__EXERCISE REQUIREMENTS__
Every line that holds the string "code" is to be identified and copied.

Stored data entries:
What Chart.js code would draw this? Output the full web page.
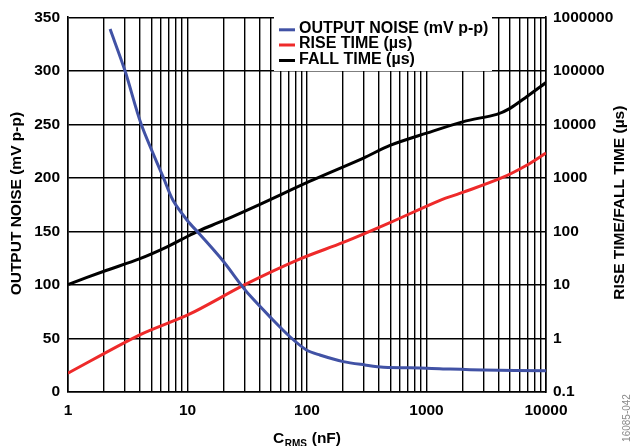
<!DOCTYPE html>
<html>
<head>
<meta charset="utf-8">
<script src="https://cdn.jsdelivr.net/npm/chart.js@4.4.0/dist/chart.umd.min.js"></script>
<style>
html,body{margin:0;padding:0;background:#fff;}
#wrap{width:631px;height:446px;position:relative;}
canvas{display:block;}
</style>
</head>
<body>
<div id="wrap"><canvas id="c" width="631" height="446"></canvas></div>
<script>
// ---- Data ----
const noiseX = [2.25, 3, 4.1, 6.3, 7.6, 10, 12.6, 19.7, 28, 33, 49, 72, 99, 128, 201, 305, 436, 1000, 1580, 3000, 10000];
const noiseY = [339, 300, 250, 200, 178.6, 160, 147.6, 122.8, 100.3, 90.5, 70.2, 51.6, 39.3, 34.6, 28.4, 25.3, 23.2, 22.3, 21.4, 20.5, 19.8];

const riseX = [1, 3.95, 10.35, 29.9, 87.6, 201, 495, 1298, 2040, 4390, 6890, 10000];
const riseY = [0.225, 1.157, 2.84, 10, 30.6, 62.2, 146, 381, 540, 1030, 1720, 2910];

const fallX = [1, 2.08, 3.95, 6.61, 10.35, 12.7, 19.7, 40.4, 106, 297, 495, 1000, 2040, 3870, 5000, 6890, 10000];
const fallY = [10.2, 18.6, 30.6, 50.3, 84, 105, 157, 321, 869, 2350, 4040, 6840, 11270, 15400, 19900, 32800, 60400];

const xTickValues = [1, 10, 100, 1000, 10000];
const xTickLabels = ['1', '10', '100', '1000', '10000'];
const xMinorMultipliers = [2, 3, 4, 5, 6, 7, 8, 9];
const yLeftTickLabels = ['0', '50', '100', '150', '200', '250', '300', '350'];
const yRightTickValues = [0.1, 1, 10, 100, 1000, 10000, 100000, 1000000];
const yRightTickLabels = ['0.1', '1', '10', '100', '1000', '10000', '100000', '1000000'];

const seriesNames = ['OUTPUT NOISE (mV p-p)', 'RISE TIME (µs)', 'FALL TIME (µs)'];
const seriesColors = ['#4152A5', '#EE2A2A', '#000000'];

const leftTitle = 'OUTPUT NOISE (mV p-p)';
const rightTitle = 'RISE TIME/FALL TIME (µs)';
const xTitleMain = 'C';
const xTitleSub = 'RMS';
const xTitleTail = ' (nF)';
const figureId = '16085-042';

// ---- Chart ----
const FONT = "'Liberation Sans', Arial, Helvetica, sans-serif";
Chart.defaults.font.family = FONT;
Chart.defaults.color = '#000';

const xGrid = [];
for (let d = 0; d < xTickValues.length; d++) {
  xGrid.push(xTickValues[d]);
  if (d < xTickValues.length - 1) {
    for (const m of xMinorMultipliers) xGrid.push(xTickValues[d] * m);
  }
}

const toPts = (xs, ys) => xs.map((x, i) => ({x: x, y: ys[i]}));

const annot = {
  id: 'annot',
  afterDatasetsDraw(chart) {
    const ctx = chart.ctx;
    ctx.save();
    // legend box
    ctx.fillStyle = '#fff';
    ctx.fillRect(274, 16.5, 218, 54.5);
    const rows = [28.8, 44, 59.5];
    ctx.font = "bold 16px " + FONT;
    ctx.textBaseline = 'middle';
    ctx.textAlign = 'left';
    for (let i = 0; i < seriesNames.length; i++) {
      ctx.strokeStyle = seriesColors[i];
      ctx.lineWidth = 3;
      ctx.beginPath();
      ctx.moveTo(279, rows[i] + 1);
      ctx.lineTo(295, rows[i] + 1);
      ctx.stroke();
      ctx.fillStyle = '#000';
      ctx.fillText(seriesNames[i], 299, rows[i]);
    }
    ctx.restore();
  },
  afterDraw(chart) {
    const ctx = chart.ctx;
    const ca = chart.chartArea;
    const cy = (ca.top + ca.bottom) / 2;
    ctx.save();
    ctx.fillStyle = '#000';
    ctx.font = "bold 15.5px " + FONT;
    ctx.textAlign = 'center';
    ctx.textBaseline = 'middle';
    // left title
    ctx.save();
    ctx.translate(17, cy - 1);
    ctx.rotate(-Math.PI / 2);
    ctx.fillText(leftTitle, 0, 0);
    ctx.restore();
    // right title
    ctx.save();
    ctx.translate(620, cy - 2);
    ctx.rotate(-Math.PI / 2);
    ctx.fillText(rightTitle, 0, 0);
    ctx.restore();
    // x title with subscript
    ctx.textAlign = 'left';
    ctx.textBaseline = 'alphabetic';
    const mainFont = "bold 15.5px " + FONT;
    const subFont = "bold 10px " + FONT;
    ctx.font = mainFont;
    const w1 = ctx.measureText(xTitleMain).width;
    const w3 = ctx.measureText(xTitleTail).width;
    ctx.font = subFont;
    const w2 = ctx.measureText(xTitleSub).width;
    const total = w1 + w2 + w3 + 1;
    let x = (ca.left + ca.right) / 2 - total / 2;
    const base = 443;
    ctx.font = mainFont;
    ctx.fillText(xTitleMain, x, base);
    x += w1 + 0.5;
    ctx.font = subFont;
    ctx.fillText(xTitleSub, x, base + 3.5);
    x += w2 + 0.5;
    ctx.font = mainFont;
    ctx.fillText(xTitleTail, x, base);
    // figure id
    ctx.save();
    ctx.fillStyle = '#8a8a8a';
    ctx.font = "10px " + FONT;
    ctx.textAlign = 'center';
    ctx.textBaseline = 'middle';
    ctx.translate(627, 418);
    ctx.rotate(-Math.PI / 2);
    ctx.fillText(figureId, 0, 0);
    ctx.restore();
    ctx.restore();
  }
};

const lineDs = (label, pts, color, axis) => ({
  label: label,
  data: pts,
  borderColor: color,
  backgroundColor: color,
  borderWidth: 3,
  pointRadius: 0,
  fill: false,
  tension: 0.3,
  yAxisID: axis
});

new Chart(document.getElementById('c'), {
  type: 'line',
  data: {
    datasets: [
      lineDs(seriesNames[0], toPts(noiseX, noiseY), seriesColors[0], 'y'),
      lineDs(seriesNames[1], toPts(riseX, riseY), seriesColors[1], 'y2'),
      lineDs(seriesNames[2], toPts(fallX, fallY), seriesColors[2], 'y2')
    ]
  },
  options: {
    responsive: false,
    animation: false,
    devicePixelRatio: 1,
    layout: {padding: {top: 15, left: 0, right: 0, bottom: 0}},
    plugins: {legend: {display: false}, tooltip: {enabled: false}},
    scales: {
      x: {
        type: 'logarithmic',
        position: 'bottom',
        min: 1,
        max: 10000,
        afterBuildTicks: (s) => { s.ticks = xGrid.map(v => ({value: v})); },
        afterFit: (s) => { s.height = 54; },
        ticks: {
          autoSkip: false,
          maxRotation: 0,
          padding: 9,
          color: '#000',
          font: {size: 15.5, weight: 'bold'},
          callback: (v) => { const i = xTickValues.indexOf(v); return i >= 0 ? xTickLabels[i] : ''; }
        },
        grid: {color: '#000', lineWidth: 1.4, drawTicks: false},
        border: {color: '#000', width: 1.6}
      },
      y: {
        type: 'linear',
        position: 'left',
        min: 0,
        max: 350,
        afterFit: (s) => { s.width = 68; },
        ticks: {
          stepSize: 50,
          padding: 8,
          color: '#000',
          font: {size: 15.5, weight: 'bold'},
          callback: (v) => yLeftTickLabels[Math.round(v / 50)]
        },
        grid: {color: '#000', lineWidth: 1.4, drawTicks: false},
        border: {color: '#000', width: 1.6}
      },
      y2: {
        type: 'logarithmic',
        position: 'right',
        min: 0.1,
        max: 1000000,
        afterBuildTicks: (s) => { s.ticks = yRightTickValues.map(v => ({value: v})); },
        afterFit: (s) => { s.width = 85; },
        ticks: {
          autoSkip: false,
          padding: 7,
          color: '#000',
          font: {size: 15.5, weight: 'bold'},
          callback: (v) => { const i = yRightTickValues.indexOf(v); return i >= 0 ? yRightTickLabels[i] : ''; }
        },
        grid: {display: true, drawOnChartArea: false, drawTicks: false},
        border: {color: '#000', width: 1.6}
      }
    }
  },
  plugins: [annot]
});
</script>
</body>
</html>
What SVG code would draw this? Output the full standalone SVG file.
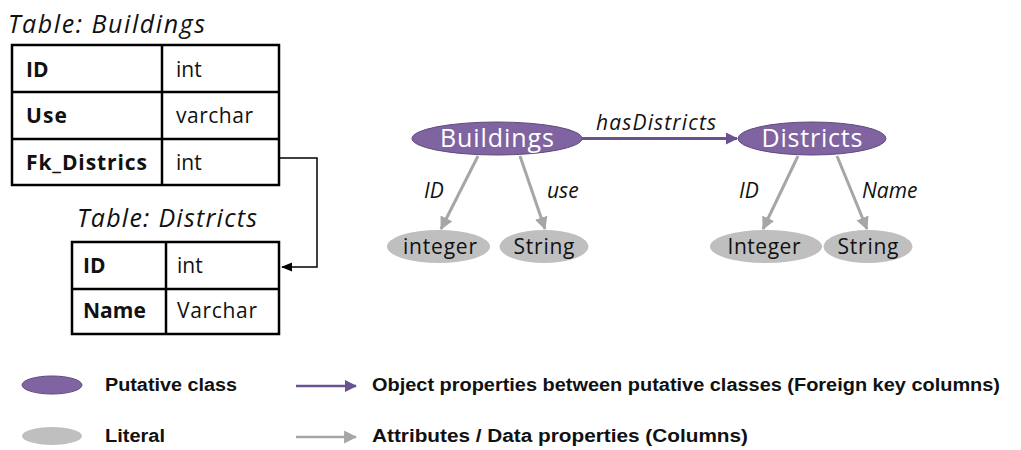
<svg xmlns="http://www.w3.org/2000/svg" width="1021" height="450" viewBox="0 0 1021 450">
  <style>
    .title { font-family: "Open Sans", "Noto Sans", sans-serif; font-style: italic; font-size: 25px; fill: #111; }
    .key { font-family: "Open Sans", "Noto Sans", sans-serif; font-weight: bold; font-size: 21px; fill: #111; }
    .typ { font-family: "Open Sans", "Noto Sans", sans-serif; font-size: 21px; fill: #111; }
    .cell { fill: none; stroke: #000; stroke-width: 2.5; }
    .cls { fill: #8064a2; stroke: #5f4b7d; stroke-width: 1; }
    .lit { fill: #bfbfbf; }
    .clsText { font-family: "Open Sans", "Noto Sans", sans-serif; font-size: 25px; fill: #fff; text-anchor: middle; }
    .litText { font-family: "Open Sans", "Noto Sans", sans-serif; font-size: 21px; fill: #111; text-anchor: middle; }
    .edgeLabel { font-family: "Open Sans", "Noto Sans", sans-serif; font-style: italic; font-size: 21px; fill: #111; }
    .objEdge { stroke: #6a5290; stroke-width: 3; fill: none; }
    .dataEdge { stroke: #a6a6a6; stroke-width: 3; fill: none; }
    .legend { font-family: "Liberation Sans", Arial, sans-serif; font-weight: bold; font-size: 18px; fill: #111; }
  </style>
  <defs>
    <marker id="headPurple" viewBox="0 0 12 12" refX="11" refY="6" markerWidth="12" markerHeight="12" markerUnits="userSpaceOnUse" orient="auto">
      <path d="M0,0 L12,6 L0,12 Z" fill="#6a5290"/>
    </marker>
    <marker id="headGray" viewBox="0 0 12 12" refX="11" refY="6" markerWidth="13" markerHeight="13" markerUnits="userSpaceOnUse" orient="auto">
      <path d="M0,0 L12,6 L0,12 Z" fill="#a6a6a6"/>
    </marker>
    <marker id="headBlack" viewBox="0 0 12 12" refX="11" refY="6" markerWidth="11" markerHeight="11" markerUnits="userSpaceOnUse" orient="auto">
      <path d="M0,1 L12,6 L0,11 Z" fill="#000"/>
    </marker>
  </defs>

  <!-- Relational tables -->
  <g id="table-buildings">
    <text class="title" x="8" y="33" textLength="197" lengthAdjust="spacing">Table: Buildings</text>
    <rect class="cell" x="12" y="45" width="267" height="140"/>
    <line class="cell" x1="12" y1="92" x2="279" y2="92"/>
    <line class="cell" x1="12" y1="139" x2="279" y2="139"/>
    <line class="cell" x1="162" y1="45" x2="162" y2="185"/>
    <text class="key" x="26" y="77">ID</text>
    <text class="typ" x="176" y="77">int</text>
    <text class="key" x="26" y="123" textLength="41" lengthAdjust="spacing">Use</text>
    <text class="typ" x="176" y="123" textLength="77" lengthAdjust="spacing">varchar</text>
    <text class="key" x="26" y="170" textLength="121" lengthAdjust="spacing">Fk_Districs</text>
    <text class="typ" x="176" y="170">int</text>
  </g>

  <g id="table-districts">
    <text class="title" x="77" y="227" textLength="180" lengthAdjust="spacing">Table: Districts</text>
    <rect class="cell" x="72" y="242" width="207" height="92"/>
    <line class="cell" x1="72" y1="289" x2="279" y2="289"/>
    <line class="cell" x1="166" y1="242" x2="166" y2="334"/>
    <text class="key" x="83" y="273">ID</text>
    <text class="typ" x="177" y="273">int</text>
    <text class="key" x="83" y="318">Name</text>
    <text class="typ" x="177" y="318" textLength="80" lengthAdjust="spacing">Varchar</text>
  </g>

  <!-- Ontology graph nodes -->
  <g id="node-buildings">
    <ellipse class="cls" cx="497" cy="138.5" rx="85" ry="16.5"/>
    <text class="clsText" x="497" y="147" textLength="114" lengthAdjust="spacing">Buildings</text>
  </g>
  <g id="node-districts">
    <ellipse class="cls" cx="812" cy="138.5" rx="74" ry="16.5"/>
    <text class="clsText" x="812" y="147" textLength="101" lengthAdjust="spacing">Districts</text>
  </g>
  <g id="node-b-integer">
    <ellipse class="lit" cx="438.5" cy="246.5" rx="51.5" ry="16.5"/>
    <text class="litText" x="440" y="254" textLength="74" lengthAdjust="spacing">integer</text>
  </g>
  <g id="node-b-string">
    <ellipse class="lit" cx="544" cy="246.5" rx="44.5" ry="16.5"/>
    <text class="litText" x="544" y="254" textLength="61" lengthAdjust="spacing">String</text>
  </g>
  <g id="node-d-integer">
    <ellipse class="lit" cx="766" cy="246.5" rx="56" ry="16.5"/>
    <text class="litText" x="764" y="254" textLength="73" lengthAdjust="spacing">Integer</text>
  </g>
  <g id="node-d-string">
    <ellipse class="lit" cx="868" cy="246.5" rx="44.5" ry="16.5"/>
    <text class="litText" x="868" y="254" textLength="61" lengthAdjust="spacing">String</text>
  </g>

  <!-- Connectors -->
  <g id="connectors">
    <polyline points="279,158 317,158 317,267 282,267" fill="none" stroke="#000" stroke-width="1.5" marker-end="url(#headBlack)"/>
    <line class="objEdge" x1="582" y1="138.5" x2="737" y2="138.5" marker-end="url(#headPurple)"/>
    <text class="edgeLabel" x="596" y="130" textLength="120" lengthAdjust="spacing">hasDistricts</text>
    <line class="dataEdge" x1="478" y1="156" x2="441" y2="229" marker-end="url(#headGray)"/>
    <text class="edgeLabel" x="424" y="198">ID</text>
    <line class="dataEdge" x1="520" y1="156" x2="545" y2="229" marker-end="url(#headGray)"/>
    <text class="edgeLabel" x="547" y="198">use</text>
    <line class="dataEdge" x1="798" y1="156" x2="763" y2="229" marker-end="url(#headGray)"/>
    <text class="edgeLabel" x="739" y="198">ID</text>
    <line class="dataEdge" x1="837" y1="156" x2="867" y2="229" marker-end="url(#headGray)"/>
    <text class="edgeLabel" x="862" y="198">Name</text>
  </g>

  <!-- Legend -->
  <g id="legend">
    <ellipse class="cls" cx="52" cy="385" rx="30" ry="9"/>
    <text class="legend" x="105" y="391" textLength="132" lengthAdjust="spacingAndGlyphs">Putative class</text>
    <ellipse class="lit" cx="52" cy="436" rx="30" ry="9"/>
    <text class="legend" x="105" y="442" textLength="60" lengthAdjust="spacingAndGlyphs">Literal</text>
    <line x1="296" y1="386" x2="356" y2="386" stroke="#6a5290" stroke-width="2.5" marker-end="url(#headPurple)"/>
    <text class="legend" x="372" y="391" textLength="628" lengthAdjust="spacingAndGlyphs">Object properties between putative classes (Foreign key columns)</text>
    <line x1="296" y1="437" x2="356" y2="437" stroke="#a6a6a6" stroke-width="2.5" marker-end="url(#headGray)"/>
    <text class="legend" x="372" y="442" textLength="376" lengthAdjust="spacingAndGlyphs">Attributes / Data properties (Columns)</text>
  </g>
</svg>
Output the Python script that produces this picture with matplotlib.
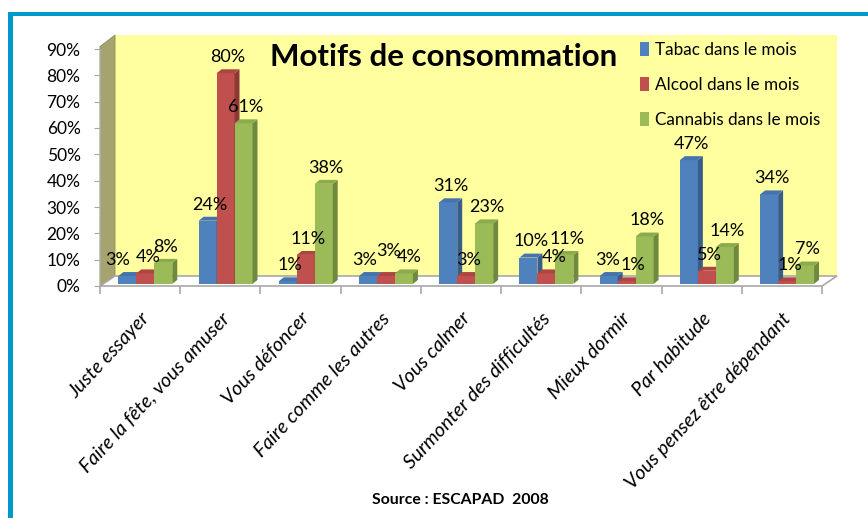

__SOLVED PROBLEM__
What Chart.js code would draw this? Output the full web page.
What SVG code would draw this? Output the full standalone SVG file.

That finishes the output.